In April of 1999, my husband Rick was diagnosed with terminal lung cancer. In November, he exercised his right under Oregon’s Death with Dignity Act to end his life on his terms. People have asked how I handled honoring my husband’s wishes. The short answer is: it was his life, his death, and thus his choice. But of course, that doesn’t express the complexity of the process dying becomes for a person with a terminal illness.
We’d talked about the issue in general terms after the death of my mother in 1996. Despite a sympathetic doctor, she died in pain and struggling for breath. We agreed we’d prefer to control the conditions of our own deaths. We’d talked about it again during the various debates and publicity around the two votes on Oregon’s law. We felt the same and agreed on all related points.

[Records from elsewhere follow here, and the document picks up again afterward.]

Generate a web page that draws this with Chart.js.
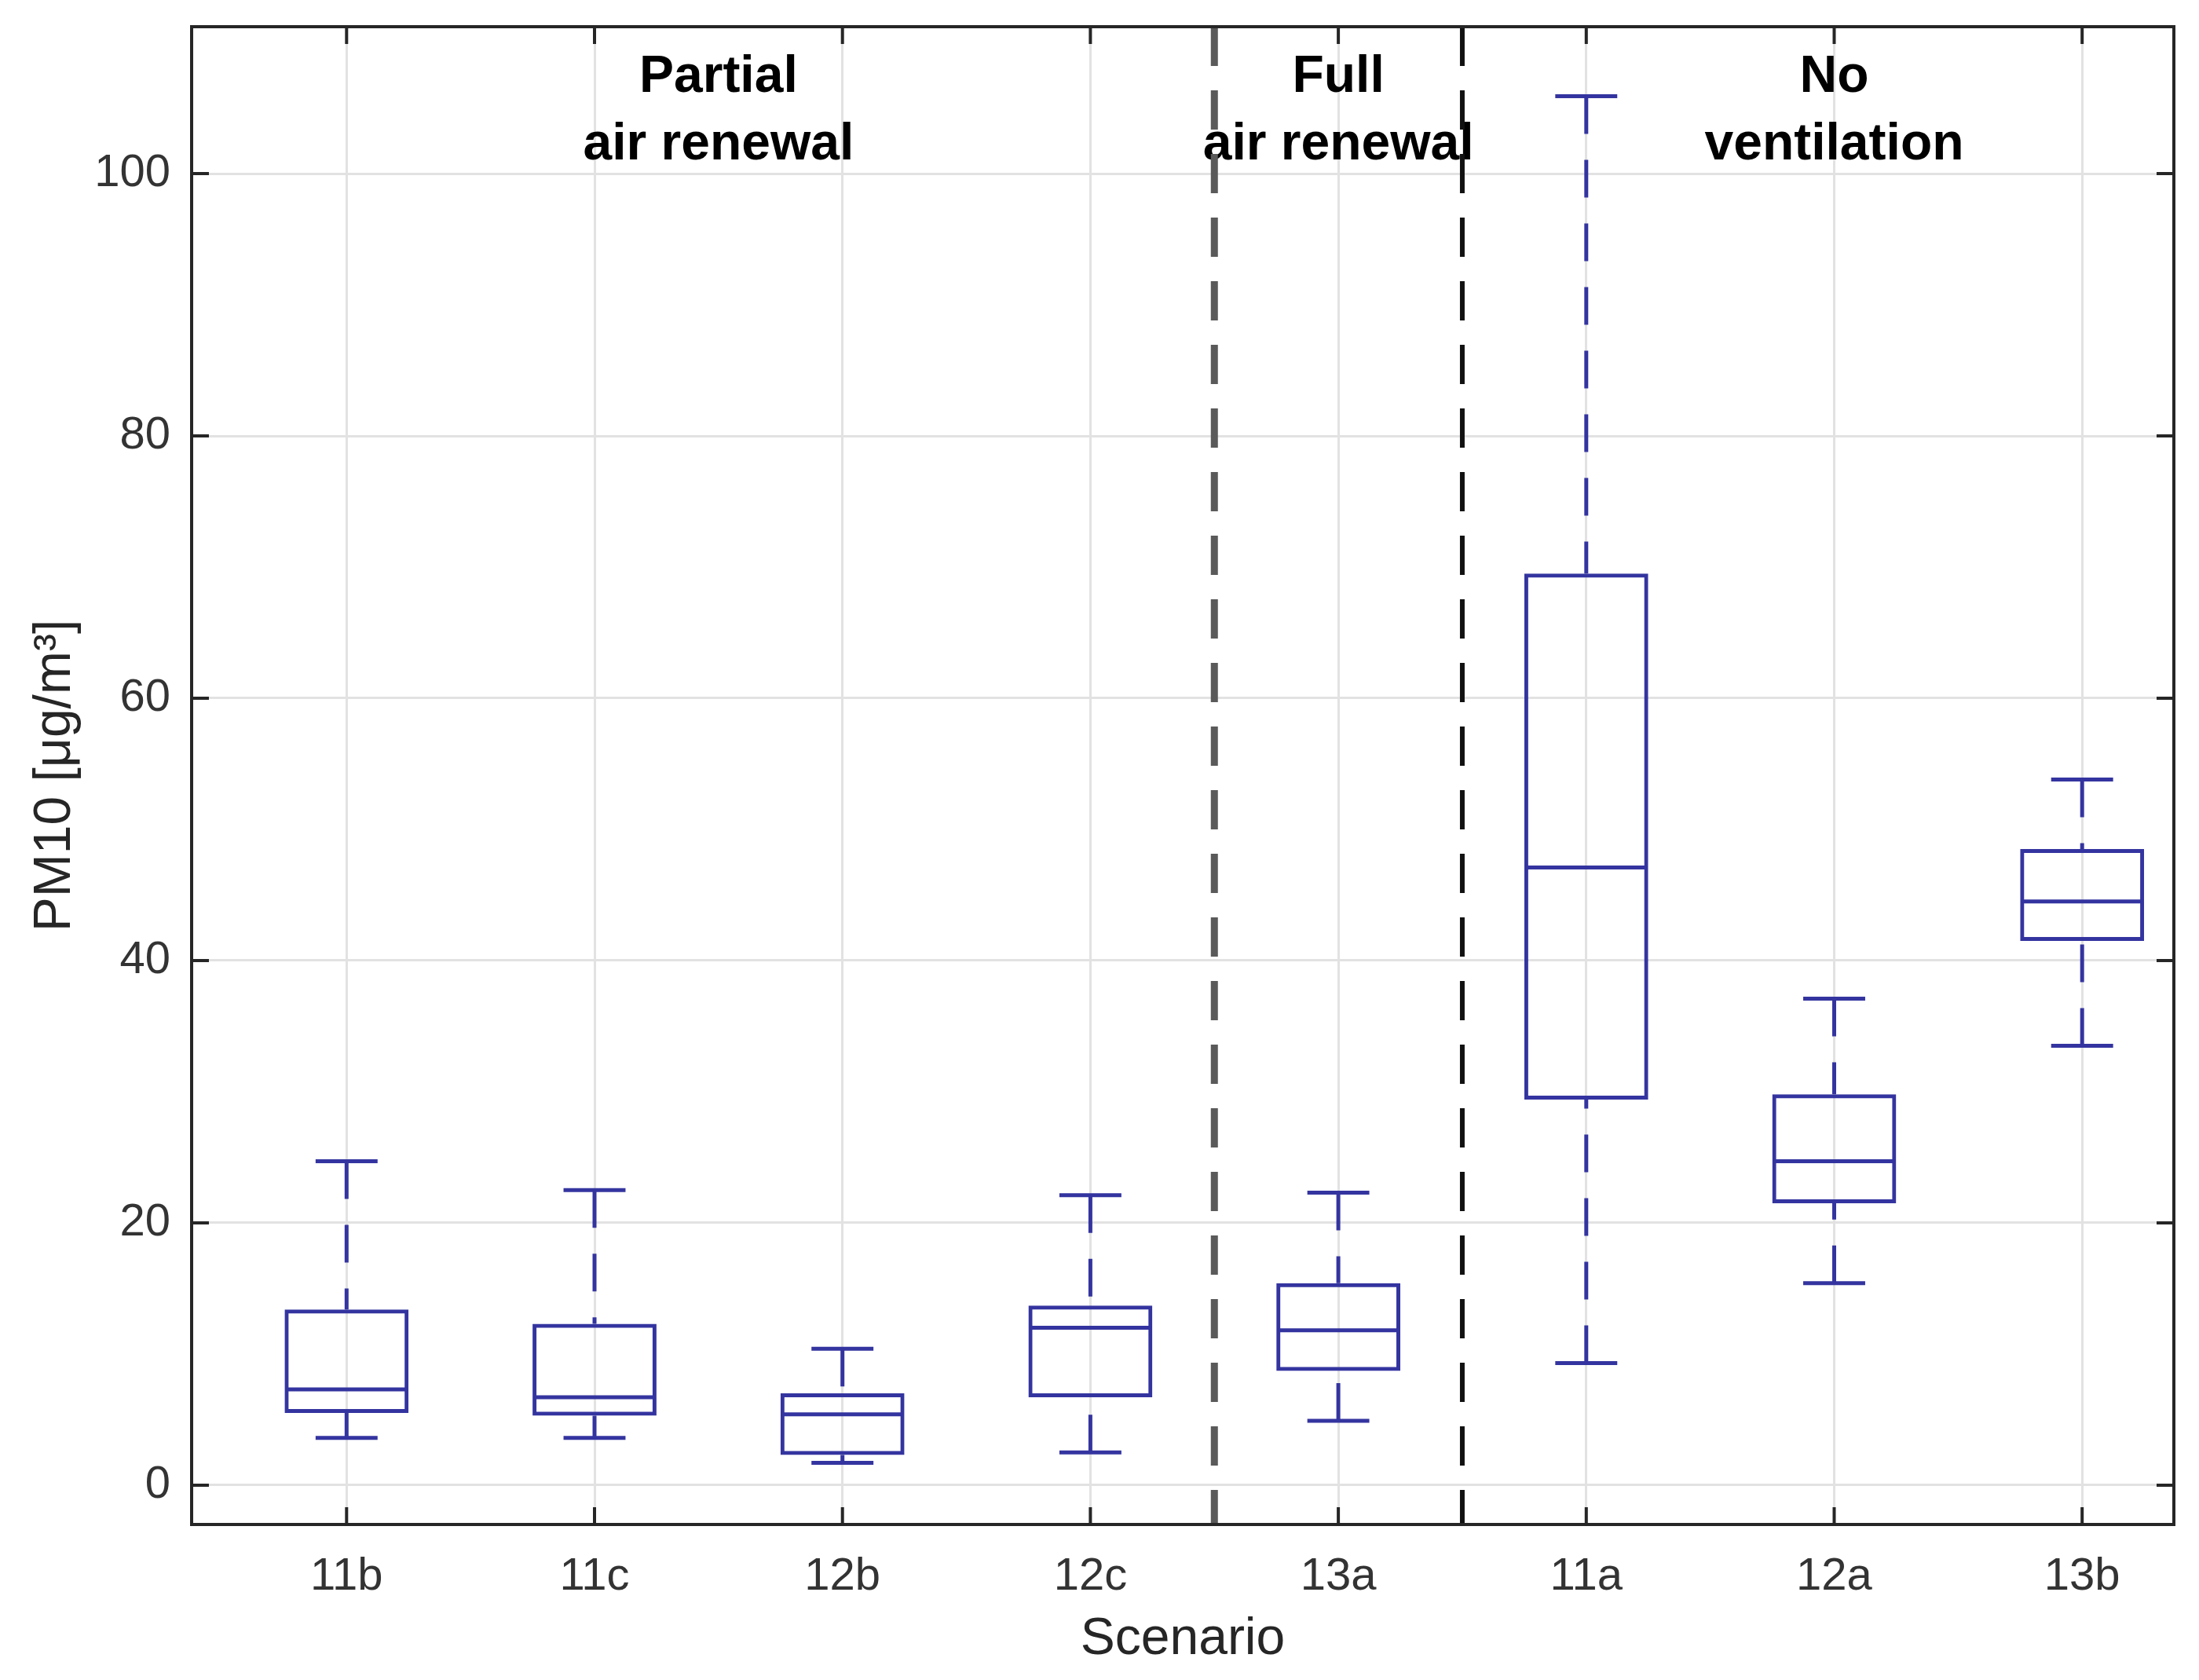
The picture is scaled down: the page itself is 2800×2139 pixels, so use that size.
<!DOCTYPE html>
<html>
<head>
<meta charset="utf-8">
<title>PM10 per scenario</title>
<script src="https://cdn.jsdelivr.net/npm/chart.js@4.4.1/dist/chart.umd.min.js"></script>
<style>
  html, body { margin: 0; padding: 0; background: #fff; }
  #wrap { width: 2800px; height: 2139px; }
</style>
</head>
<body>
<div id="wrap"><canvas id="pmChart"></canvas></div>
<script>
// scenarios, in the order they are plotted
const categories = ['11b', '11c', '12b', '12c', '13a', '11a', '12a', '13b'];

// box plot statistics, PM10 in ug/m3
const whiskerLow  = [3.6, 3.6, 1.7, 2.5, 4.9, 9.3, 15.4, 33.5];
const quart1      = [5.5, 5.3, 2.3, 6.7, 8.7, 29.4, 21.5, 41.5];
const medians     = [7.3, 6.7, 5.4, 12.0, 11.8, 47.1, 24.7, 44.5];
const quart3      = [13.4, 12.3, 7.0, 13.7, 15.4, 69.5, 29.8, 48.5];
const whiskerHigh = [24.7, 22.5, 10.4, 22.1, 22.3, 105.9, 37.1, 53.8];

// ventilation groups: label lines and how many scenarios each holds
const groupLabels = [['Partial', 'air renewal'], ['Full', 'air renewal'], ['No', 'ventilation']];
const groupSizes = [4, 1, 3];

const yTicks = [0, 20, 40, 60, 80, 100];

const BLUE = '#3434a0';
const AXIS = '#262626';
const FONT = '"Liberation Sans", Arial, Helvetica, sans-serif';

const boxPlot = {
  id: 'boxPlot',
  afterDatasetsDraw(chart) {
    const { ctx, chartArea: area, scales: { x, y } } = chart;
    const step = x.getPixelForValue(2) - x.getPixelForValue(1);
    const capHalf = step * 0.125;
    const boxes = chart.getDatasetMeta(0).data;

    ctx.save();
    ctx.strokeStyle = BLUE;
    ctx.lineWidth = 5;
    ctx.lineCap = 'butt';

    categories.forEach((c, i) => {
      const px = x.getPixelForValue(i + 1);

      // dashed whiskers, drawn from the cap towards the box
      ctx.setLineDash([48, 33]);
      ctx.beginPath();
      ctx.moveTo(px, y.getPixelForValue(whiskerHigh[i]));
      ctx.lineTo(px, y.getPixelForValue(quart3[i]));
      ctx.moveTo(px, y.getPixelForValue(whiskerLow[i]));
      ctx.lineTo(px, y.getPixelForValue(quart1[i]));
      ctx.stroke();

      // caps
      ctx.setLineDash([]);
      ctx.beginPath();
      [whiskerHigh[i], whiskerLow[i]].forEach(v => {
        const py = y.getPixelForValue(v);
        ctx.moveTo(px - capHalf, py);
        ctx.lineTo(px + capHalf, py);
      });
      ctx.stroke();

      // median across the box
      const el = boxes[i];
      const pm = y.getPixelForValue(medians[i]);
      ctx.beginPath();
      ctx.moveTo(el.x - el.width / 2 + 2, pm);
      ctx.lineTo(el.x + el.width / 2 - 2, pm);
      ctx.stroke();
    });

    // group titles
    let start = 1;
    ctx.font = 'bold 66px ' + FONT;
    ctx.fillStyle = '#000';
    ctx.textAlign = 'center';
    ctx.textBaseline = 'alphabetic';
    groupSizes.forEach((n, g) => {
      const end = start + n - 1;
      const cx = x.getPixelForValue((start + end) / 2);
      groupLabels[g].forEach((line, k) => {
        ctx.fillText(line, cx, area.top + 83 + k * 86);
      });
      start = end + 1;
    });

    // dashed separators between the groups
    const sepColors = ['#5a5a5a', '#111111'];
    const sepWidths = [9, 6];
    start = 1;
    groupSizes.forEach((n, g) => {
      start += n;
      if (g >= groupSizes.length - 1) return;
      const px = x.getPixelForValue(start - 0.5);
      ctx.strokeStyle = sepColors[g];
      ctx.lineWidth = sepWidths[g];
      ctx.setLineDash([50, 31]);
      ctx.beginPath();
      ctx.moveTo(px, area.top);
      ctx.lineTo(px, area.bottom);
      ctx.stroke();
    });
    ctx.restore();
  },
  afterDraw(chart) {
    const { ctx, chartArea: area, scales: { x, y } } = chart;
    const tick = 22;
    ctx.save();
    ctx.strokeStyle = AXIS;
    ctx.lineWidth = 4;
    ctx.setLineDash([]);
    ctx.strokeRect(area.left, area.top, area.right - area.left, area.bottom - area.top);
    ctx.beginPath();
    x.ticks.forEach(t => {
      const px = x.getPixelForValue(t.value);
      ctx.moveTo(px, area.bottom);
      ctx.lineTo(px, area.bottom - tick);
      ctx.moveTo(px, area.top);
      ctx.lineTo(px, area.top + tick);
    });
    y.ticks.forEach(t => {
      const py = y.getPixelForValue(t.value);
      ctx.moveTo(area.left, py);
      ctx.lineTo(area.left + tick, py);
      ctx.moveTo(area.right, py);
      ctx.lineTo(area.right - tick, py);
    });
    ctx.stroke();
    ctx.restore();
  }
};

new Chart(document.getElementById('pmChart'), {
  type: 'bar',
  data: {
    datasets: [{
      label: 'IQR',
      data: categories.map((c, i) => ({ x: i + 1, y: [quart1[i], quart3[i]] })),
      backgroundColor: 'rgba(0,0,0,0)',
      borderColor: BLUE,
      borderWidth: 5,
      borderSkipped: false,
      barPercentage: 0.5,
      categoryPercentage: 1
    }]
  },
  options: {
    responsive: true,
    maintainAspectRatio: false,
    devicePixelRatio: 1,
    animation: false,
    layout: { padding: { top: 34, right: 32, left: 0, bottom: 0 } },
    plugins: {
      legend: { display: false },
      tooltip: { enabled: false }
    },
    scales: {
      x: {
        type: 'linear',
        min: 0.375,
        max: 8.37,
        offset: false,
        afterBuildTicks: scale => { scale.ticks = categories.map((c, i) => ({ value: i + 1 })); },
        afterFit: scale => { scale.height = 198; scale.paddingLeft = 0; scale.paddingRight = 0; },
        grid: { offset: false, color: '#e2e2e2', lineWidth: 3, drawTicks: false },
        border: { display: false },
        ticks: {
          padding: 32,
          color: '#333',
          font: { family: FONT, size: 58 },
          callback: (v, i) => categories[i]
        },
        title: {
          display: true,
          text: 'Scenario',
          color: AXIS,
          font: { family: FONT, size: 66 },
          padding: { top: 0, bottom: 12 }
        }
      },
      y: {
        min: -3,
        max: 111.2,
        afterBuildTicks: scale => { scale.ticks = yTicks.map(v => ({ value: v })); },
        afterFit: scale => { scale.width = 244; scale.paddingTop = 0; scale.paddingBottom = 0; },
        grid: { color: '#e2e2e2', lineWidth: 3, drawTicks: false },
        border: { display: false },
        ticks: {
          padding: 27,
          color: '#333',
          font: { family: FONT, size: 58 }
        },
        title: {
          display: true,
          text: 'PM10 [μg/m³]',
          color: AXIS,
          font: { family: FONT, size: 66 },
          padding: { top: 31, bottom: 0 }
        }
      }
    }
  },
  plugins: [boxPlot]
});
</script>
</body>
</html>
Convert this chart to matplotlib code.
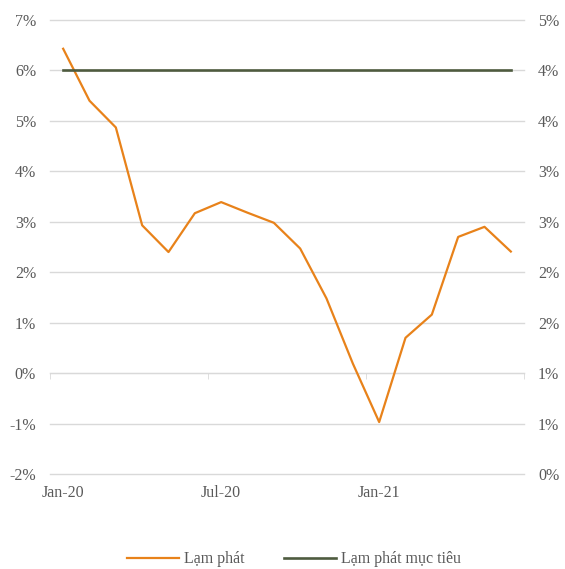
import numpy as np
import matplotlib.pyplot as plt
from matplotlib.ticker import FuncFormatter, FixedLocator

plt.rcParams['font.family'] = ['Liberation Serif', 'DejaVu Serif']

months = ['Jan-20', 'Feb-20', 'Mar-20', 'Apr-20', 'May-20', 'Jun-20',
          'Jul-20', 'Aug-20', 'Sep-20', 'Oct-20', 'Nov-20', 'Dec-20',
          'Jan-21', 'Feb-21', 'Mar-21', 'Apr-21', 'May-21', 'Jun-21']
inflation = [6.43, 5.40, 4.87, 2.93, 2.40, 3.17, 3.39, 3.18, 2.98, 2.47,
             1.48, 0.19, -0.97, 0.70, 1.16, 2.70, 2.90, 2.41]
target = [4.0] * len(months)

text_col = '#595959'
grid_col = '#D9D9D9'
orange = '#E8821A'
green = '#4E5B3F'

x = np.arange(len(months))

fig = plt.figure(figsize=(5.65, 5.69), dpi=100)
ax = fig.add_axes([50 / 565, 95 / 569, 474 / 565, 454 / 569])
ax2 = ax.twinx()

l1, = ax.plot(x, inflation, color=orange, lw=1.6, label='Lạm phát', zorder=3)
l2, = ax2.plot(x, target, color=green, lw=1.9, label='Lạm phát mục tiêu', zorder=3)

ax.set_xlim(-0.5, len(months) - 0.5)
ax.set_ylim(-2, 7)
ax.set_yticks(range(-2, 8))
ax.yaxis.set_major_formatter(FuncFormatter(lambda v, p: f'{v:.0f}%'))
ax.grid(axis='y', color=grid_col, lw=1)
for gl in ax.get_ygridlines():
    gl.set_clip_on(False)
ax.set_axisbelow(True)

ax2.set_ylim(0, 4.5)
ax2.set_yticks(np.arange(0, 4.51, 0.5))
ax2.yaxis.set_major_formatter(FuncFormatter(lambda v, p: f'{int(v + 0.5)}%'))

for a in (ax, ax2):
    for s in ['top', 'left', 'right']:
        a.spines[s].set_visible(False)
    a.tick_params(axis='y', length=0, labelsize=11.5, labelcolor=text_col, pad=10)
ax2.spines['bottom'].set_visible(False)

# category axis crosses at 0%
ax.spines['bottom'].set_position(('data', 0))
ax.spines['bottom'].set_color(grid_col)
ax.xaxis.set_major_locator(FixedLocator([]))
ax.xaxis.set_minor_locator(FixedLocator(np.arange(-0.5, len(months), 6)))
ax.tick_params(axis='x', which='minor', length=4, color=grid_col)

# labels at the bottom of the plot area
sec = ax.secondary_xaxis(0.0)
sec.set_xticks(x[::6])
sec.set_xticklabels(months[::6])
sec.tick_params(length=0, labelsize=11.5, labelcolor=text_col, pad=8)
sec.spines['bottom'].set_visible(False)

fig.legend(handles=[l1, l2], loc='center', bbox_to_anchor=(0.52, 0.017),
           ncol=2, frameon=False, fontsize=11.5, labelcolor=text_col,
           handlelength=3.25, handletextpad=0.3, columnspacing=2.5)

fig.savefig('out.png', dpi=100)
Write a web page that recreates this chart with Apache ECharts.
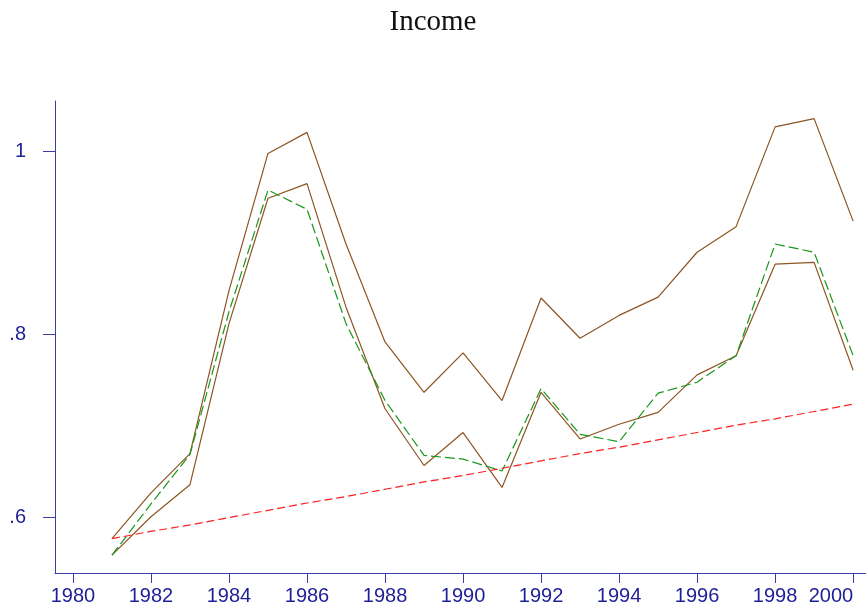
<!DOCTYPE html>
<html>
<head>
<meta charset="utf-8">
<script src="https://cdn.jsdelivr.net/npm/echarts@6/dist/echarts.min.js"></script>
<style>
  html, body { margin: 0; padding: 0; background: #fff; }
  #main { width: 866px; height: 613px; }
</style>
</head>
<body>
<div id="main"></div>
<script>
let years = [1981,1982,1983,1984,1985,1986,1987,1988,1989,1990,1991,1992,1993,1994,1995,1996,1997,1998,1999,2000];
let upperBand = [0.577,0.627,0.670,0.848,0.998,1.021,0.899,0.792,0.737,0.780,0.728,0.840,0.796,0.821,0.841,0.890,0.918,1.027,1.036,0.924];
let lowerBand = [0.559,0.601,0.636,0.812,0.949,0.965,0.830,0.719,0.657,0.693,0.633,0.737,0.686,0.702,0.715,0.756,0.777,0.877,0.879,0.761];
let fitted = [0.559,0.615,0.669,0.825,0.958,0.937,0.812,0.728,0.668,0.664,0.651,0.741,0.691,0.683,0.736,0.748,0.777,0.899,0.890,0.777];
let trend = [0.577,0.585,0.592,0.600,0.608,0.616,0.623,0.631,0.639,0.646,0.654,0.662,0.670,0.677,0.685,0.693,0.701,0.708,0.716,0.724];
let xTicks = [1980,1982,1984,1986,1988,1990,1992,1994,1996,1998,2000];
let yTicks = [0.6,0.8,1];

let axisBlue = '#3c3ca4';
let labelBlue = '#1e1e96';
let brown = '#8c5523';

function pairs(vals){
  return years.map((y,i)=>[y,vals[i]]);
}

var myChart = echarts.init(document.getElementById('main'));
var option = {
  animation: false,
  title: {
    text: 'Income',
    left: 'center',
    top: 3,
    textStyle: { fontFamily: 'Liberation Serif', fontWeight: 'normal', fontSize: 29, color: '#111' }
  },
  grid: { left: 55, right: 0, top: 101, bottom: 40, outerBoundsMode: 'none', containLabel: false },
  xAxis: {
    type: 'value',
    min: 1979.54,
    max: 2000.33,
    splitLine: { show: false },
    axisLine: { lineStyle: { color: axisBlue, width: 1 } },
    axisTick: { customValues: xTicks, length: 10, lineStyle: { color: axisBlue } },
    axisLabel: {
      customValues: xTicks, margin: 13, color: labelBlue,
      fontFamily: 'Liberation Sans', fontSize: 20,
      alignMaxLabel: 'right',
      formatter: v => String(v)
    }
  },
  yAxis: {
    type: 'value',
    min: 0.5395,
    max: 1.0553,
    splitLine: { show: false },
    axisLine: { show: true, lineStyle: { color: axisBlue, width: 1 } },
    axisTick: { show: true, customValues: yTicks, length: 12, lineStyle: { color: axisBlue } },
    axisLabel: {
      customValues: yTicks, margin: 29, color: labelBlue,
      fontFamily: 'Liberation Sans', fontSize: 20,
      formatter: v => v >= 1 ? String(v) : String(v).replace(/^0/, '')
    }
  },
  series: [
    { name: 'upper', type: 'line', symbol: 'none', data: pairs(upperBand),
      lineStyle: { color: brown, width: 1.2 } },
    { name: 'lower', type: 'line', symbol: 'none', data: pairs(lowerBand),
      lineStyle: { color: brown, width: 1.2 } },
    { name: 'fitted', type: 'line', symbol: 'none', data: pairs(fitted),
      lineStyle: { color: '#1a961a', width: 1.2, type: [10, 4] } },
    { name: 'trend', type: 'line', symbol: 'none', data: pairs(trend),
      lineStyle: { color: '#ff2020', width: 1.2, type: [8, 4] } }
  ]
};
myChart.setOption(option);
</script>
</body>
</html>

Then, he developed a cough that wouldn’t go away. When we got the final diagnosis of metastatic terminal lung cancer in early April, it left no room for doubt or hope of something different and less final. His first words were, “Now we are going to Alaska.” (Alas, we never made it.) His next words were “I will be using the Oregon law” or something to that effect. I had expected that, and accepted it without question, although it still had little real meaning beyond the philosophical at that point.
We were fortunate our son and both our families supported his decision—with some regret and a few reservations—but without argument or complaint. He never told his mother of his plans and at his request, I never explained the real situation after the fact, but his sister knew and understood, and agreed with his choice. My family supported me throughout the process.
As the summer deepened, I contacted an organization that helped patients exercise their rights under Oregon’s law. The law had gone into effect only two years earlier, so everyone was a little new at it, but they provided wonderful support and counseling to me. Rick didn’t care to talk to anyone. He was a deeply private person, and remained true to that to the end. He left it to me to find out what to do, and how to manage. I did so, both as his proxy and for my own education.
By mid October, the doctor suggested it was time for hospice. We were able to keep Rick at home. He made his first request, followed by a briefly worded written request, and the final verbal request in early November. His oncologist had never received a request before, but fortunately, he was reasonable and sympathetic. He agreed Rick was of sound mind, not depressed, and definitely terminal. He wrote the prescription on a cold, rainy Friday in early November, and I drove across town to the only pharmacy willing to fill it at the time.
Rick and I talked about when and how he’d decide whether to use his prescription. He said, somewhat sadly, he thought he’d be a lot sicker when he’d be making that decision. I somehow found the words to tell him he was in fact a lot sicker than he thought. He was having trouble with his voice and with swallowing. He often lost words or used them seemingly at random. He woke up with blinding headaches from a growing brain tumor. He couldn’t walk on his own. He’d lost 25 lbs.
When he did make his decision, it was definite and immediate. It had been a hard day and a hard evening, and he was very tired and weak, and Prednisone had deprived him of his emotional control. He was ready to go. I challenged his intention. I told him he could sleep on it, decide the next day. He was sure. He was calmer than he’d been in weeks, almost jovial now the decision was made. The doctor agreed this was an understandable and reasoned decision, made without fear or coercion.
I’ve often said this was a last loving gift we gave each other. He needed the control and the ability to choose, and he needed to know that in the end, we’d have joy and love in the midst of our sorrow. I wanted nothing more than to make that possible for him. I’ve never once regretted it.
The thing is…nobody’s Death with Dignity story will be just like mine. What I’ve come to understand is the dignity people seek in the dying process is unique to them. For some, it’s a time to reconnect with old friends and heal old wounds. Others need a few close friends who can help them address their fears and assess their options. For others, it means focusing on the narrowing possibility of recovery, of beating the odds.
But for every single person who is dying, Death with Dignity means having the right to continue to be the person they’ve always been. There’s no one path that will suit everyone. I’ve often replayed those last weeks, recalling moments where I could’ve, or should’ve, done something differently. It’s taken me years to understand what I did do was what Rick wanted, and to have done anything different would’ve made the process about me, and not about him. To provide real dignity in dying, we must unconditionally respect the unique and inherent personhood of the person at the center of the process.
As I said at the beginning, it was his life, and his death, and he needed the right to decide how it would happen. I’ll be forever grateful to the people of Oregon for making that possible. Now, Washington and Vermont have similar laws. I just hope the other 47 states come to their senses and enact similar laws soon!